Peter Vandenabeele
mysqldump for utf8 data
Update:
Upon further research, the real solution seems to be to add the following in the /etc/mysql/my.cnf file:
[client]
default-character-set=utf8
...
[mysqld]
default-character-set=utf8
default-collation = utf8_general_ci
...
and execute a
# /etc/init.d/mysql restart
afterwards.
Restart a mysql client instance and then check these variables:
mysql> SHOW VARIABLES LIKE 'character_set%';
+--------------------------+----------------------------+
| Variable_name | Value |
+--------------------------+----------------------------+
| character_set_client | utf8 |
| character_set_connection | utf8 |
| character_set_database | utf8 |
| character_set_filesystem | binary |
| character_set_results | utf8 |
| character_set_server | utf8 |
| character_set_system | utf8 |
| character_sets_dir | /usr/share/mysql/charsets/ |
+--------------------------+----------------------------+
8 rows in set (0.00 sec)
All is utf-8 now and a mysqldump command now seems to spit out proper utf-8 (without the dirty trick of specifying --default-character-set=latin1).

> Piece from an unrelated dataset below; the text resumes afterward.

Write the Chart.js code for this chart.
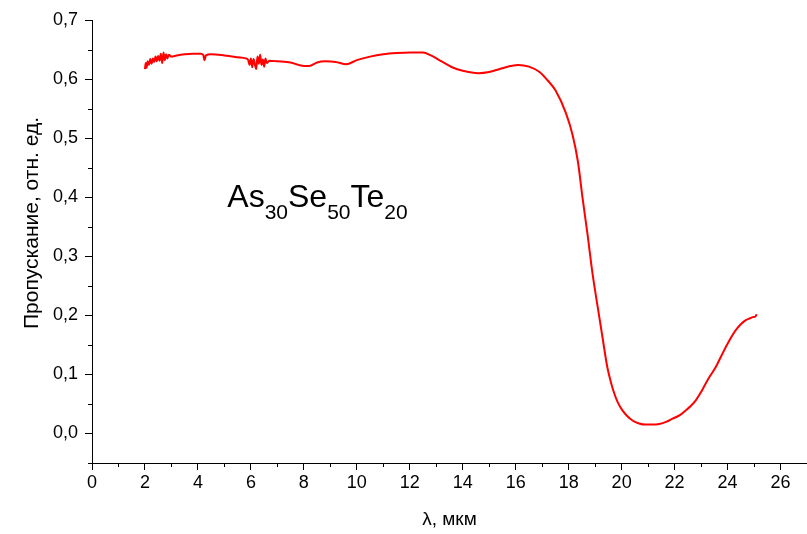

Before the addition of the utf-8 lines in the my.cnf file, the results of above query was:
mysql> SHOW VARIABLES LIKE 'character_set%';
+--------------------------+----------------------------+
| Variable_name | Value |
+--------------------------+----------------------------+
| character_set_client | latin1 |
| character_set_connection | latin1 |
| character_set_database | utf8 |
| character_set_filesystem | binary |
| character_set_results | latin1 |
| character_set_server | latin1 |
| character_set_system | utf8 |
| character_sets_dir | /usr/share/mysql/charsets/ |
+--------------------------+----------------------------+
8 rows in set (0.00 sec)
I still need to try this on the production system ...
End of Update
Update 2008-06-15 : applied to production system
Applying this to the production system turned out a little harder than expected.
Eventually, I just created a new database (production_utf8) and dumped the data in there (all in utf-8 and with correct default operation of mysqldump and mysql client).
But, moving the running rails instance to recognize the new database as UTF8 was not automatic ....
Turned out I had forgotten to add the line:
encoding:utf8
to the database.yml production file. Adding this line forces the SET NAMES UTF8 when Rails is calling the MySQL database.
End of update of 2008-06-15
Well, this took quite a while ...
As described in MySQL bug report #28969, the mysqldump command (at least version Ver 10.11 Distrib 5.0.45 that is in Ubuntu 7.10) seems to have a weird bug ...
If the tables have the utf8 encoding and one asks to dump in utf8 (which is default in this case, but can be enforced with --default-character-set=utf8) there is a double encoding.
So the "ë" character
(unicode U+00EB that is represented in utf8 with the bytes C3 AB)
is double encoded into C3 83 C2 AB (which eventually looks like ë so a job
becomes "Account manager België").
[What happens is C3 ==> C3 83 and AB ==> C2 AB , which is the correct utf-8
encoding of these fake unicodes]
As the submitter of the bug correctly notes the strange work-around is to use
$ mysqldump database -u user --default-character-set=latin1 -r outfile.sql
to generate the corect dump file (in utf8).
Next step of course is to change the line
/*!40101 SET NAMES latin1 */; [ this latin1 is really fake :-/ ]
into
/*!40101 SET NAMES utf8 */; [ this is now correct ]
and then upon restoring the database, this works :-)
$ mysql -u user backup_production < outfile.sql
This is an old problem finally "worked around". It is unclear to me if the root cause of this actually resolved in the curent version of mysqldump (it seems the bug report does not offer a conclusive answer on that).
Maybe this write-up will help someone who is fighting this same problem.